# kaggle Data Sets

Combining public country statistics from th US Census Bureau with the Human Freedom Index

### United States International Census (Google BigQuery)

* kaggle https://www.kaggle.com/census/census-bureau-international/metadata
* BigQuery https://console.cloud.google.com/bigquery?filter=solution-type:dataset&q=census&id=5d64defd-b1cf-40e6-ae6b-fd3558e15d00&subtask=details&subtaskValue=united-states-census-bureau%2Finternational-census-data&project=bootcamp-1569375678077&folder&organizationId&subtaskIndex=3

### Human Freedom Index (csv)
* kaggle https://www.kaggle.com/gsutters/the-human-freedom-index
* Data Download: https://www.kaggle.com/gsutters/the-human-freedom-index/download
* Background: https://www.cato.org/human-freedom-index-new

Human freedom is "the absence of coercive constraint.

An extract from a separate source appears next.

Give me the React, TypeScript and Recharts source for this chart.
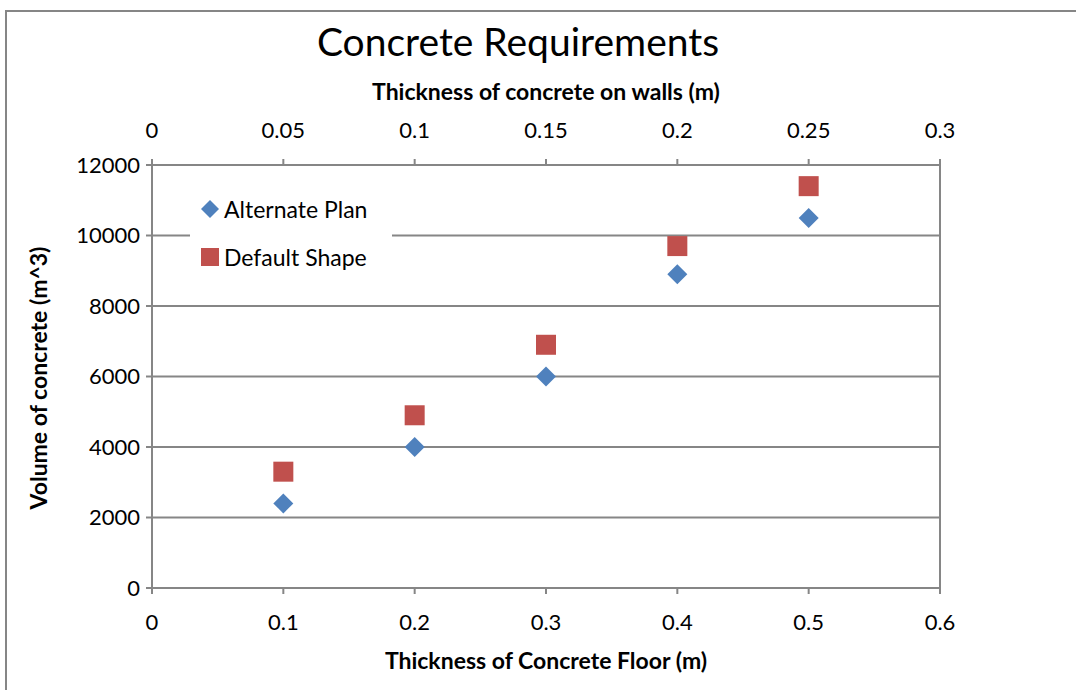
import { CartesianGrid, Legend, ReferenceLine, Scatter, ScatterChart, XAxis, YAxis } from 'recharts';

// Alternate Plan is plotted on the floor axis, Default Shape on the wall axis (secondary)
const floorThickness = [0.1, 0.2, 0.3, 0.4, 0.5];
const wallThickness = [0.05, 0.1, 0.15, 0.2, 0.25];
const alternatePlan = [2400, 4000, 6000, 8900, 10500];
const defaultShape = [3300, 4900, 6900, 9700, 11400];

const floorTicks = [0, 0.1, 0.2, 0.3, 0.4, 0.5, 0.6];
const wallTicks = [0, 0.05, 0.1, 0.15, 0.2, 0.25, 0.3];
const volumeTicks = [0, 2000, 4000, 6000, 8000, 10000, 12000];

const altData = floorThickness.map((x, i) => ({ x, y: alternatePlan[i] }));
const defData = wallThickness.map((x, i) => ({ x, y: defaultShape[i] }));

const BLUE = '#4F81BD';
const RED = '#C0504D';
const GREY = '#868686';
const FONT = 'Lato, "Open Sans", sans-serif';
const tickStyle = { fill: '#000', fontSize: 22, fontFamily: FONT };

function Diamond({ cx, cy }: any) {
  const r = 10;
  return <polygon points={`${cx},${cy - r} ${cx + r},${cy} ${cx},${cy + r} ${cx - r},${cy}`} fill={BLUE} />;
}

function Square({ cx, cy }: any) {
  return <rect x={cx - 10} y={cy - 10} width={20} height={20} fill={RED} />;
}

function LegendBox() {
  const item = (shape: 'diamond' | 'square', label: string) => (
    <div style={{ display: 'flex', alignItems: 'center', height: 48 }}>
      <svg width={20} height={20} style={{ marginRight: 4 }}>
        {shape === 'diamond' ? (
          <polygon points="10,1 19,10 10,19 1,10" fill={BLUE} />
        ) : (
          <rect x={1} y={1} width={18} height={18} fill={RED} />
        )}
      </svg>
      <span style={{ fontSize: 23, color: '#000', fontFamily: FONT }}>{label}</span>
    </div>
  );
  return (
    <div style={{ background: '#fff', padding: '0 12px 0 10px', width: 180 }}>
      {item('diamond', 'Alternate Plan')}
      {item('square', 'Default Shape')}
    </div>
  );
}

export default function App() {
  return (
    <div style={{ position: 'relative', width: 1076, height: 690, overflow: 'hidden', background: '#fff', fontFamily: FONT }}>
      <style>{`body{margin:0}`}</style>
      <div
        style={{
          position: 'absolute',
          left: 5,
          top: 10,
          width: 1200,
          height: 800,
          border: `2px solid ${GREY}`,
          boxSizing: 'border-box',
        }}
      />
      <div style={{ position: 'absolute', left: 0, top: 18, width: 1076, textAlign: 'center', paddingRight: 40, boxSizing: 'border-box', fontSize: 39, color: '#000' }}>
        Concrete Requirements
      </div>
      <div style={{ position: 'absolute', left: 0, top: 77, width: 1092, textAlign: 'center', fontSize: 23, fontWeight: 700, color: '#000' }}>
        Thickness of concrete on walls (m)
      </div>
      <div style={{ position: 'absolute', left: 0, top: 646, width: 1092, textAlign: 'center', fontSize: 23, fontWeight: 700, color: '#000' }}>
        Thickness of Concrete Floor (m)
      </div>
      <div
        style={{
          position: 'absolute',
          left: 38,
          top: 378,
          transform: 'translate(-50%, -50%) rotate(-90deg)',
          whiteSpace: 'nowrap',
          fontSize: 23,
          fontWeight: 700,
          color: '#000',
        }}
      >
        Volume of concrete (m^3)
      </div>
      <div style={{ position: 'absolute', left: 0, top: 0 }}>
        <ScatterChart width={1076} height={690} margin={{ top: 125, right: 136, bottom: 62, left: 92 }}>
          <CartesianGrid xAxisId="floor" horizontal vertical={false} stroke={GREY} strokeWidth={2} />
          <XAxis
            xAxisId="floor"
            dataKey="x"
            type="number"
            domain={[0, 0.6]}
            ticks={floorTicks}
            height={40}
            stroke={GREY}
            strokeWidth={2}
            tickSize={6}
            tickMargin={20}
            tick={tickStyle}
            interval={0}
          />
          <XAxis
            xAxisId="walls"
            dataKey="x"
            orientation="top"
            type="number"
            domain={[0, 0.3]}
            ticks={wallTicks}
            height={40}
            stroke={GREY}
            strokeWidth={2}
            tickSize={6}
            tickMargin={21}
            tick={tickStyle}
            interval={0}
          />
          <YAxis
            dataKey="y"
            type="number"
            domain={[0, 12000]}
            ticks={volumeTicks}
            width={60}
            stroke={GREY}
            strokeWidth={2}
            tickSize={6}
            tickMargin={6}
            tick={tickStyle}
            interval={0}
          />
          <ReferenceLine xAxisId="floor" x={0.6} stroke={GREY} strokeWidth={2} />
          <Legend
            layout="vertical"
            align="center"
            verticalAlign="middle"
            content={<LegendBox />}
            wrapperStyle={{ left: 190, top: 185, width: 'auto' }}
          />
          <Scatter name="Alternate Plan" xAxisId="floor" data={altData} shape={<Diamond />} isAnimationActive={false} />
          <Scatter name="Default Shape" xAxisId="walls" data={defData} shape={<Square />} isAnimationActive={false} />
        </ScatterChart>
      </div>
    </div>
  );
}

It uses 79 distinct indicators of personal and economic freedom in the following areas:
* Rule of Law
* Security and Safety
* Movement
* Religion
* Association, Assembly, and Civil Society
* Expression and Information
* Identity and Relationships
* Size of Government
* Legal System and Property Rights
* Access to Sound Money
* Freedom to Trade Internationally
* Regulation of Credit, Labor, and Business"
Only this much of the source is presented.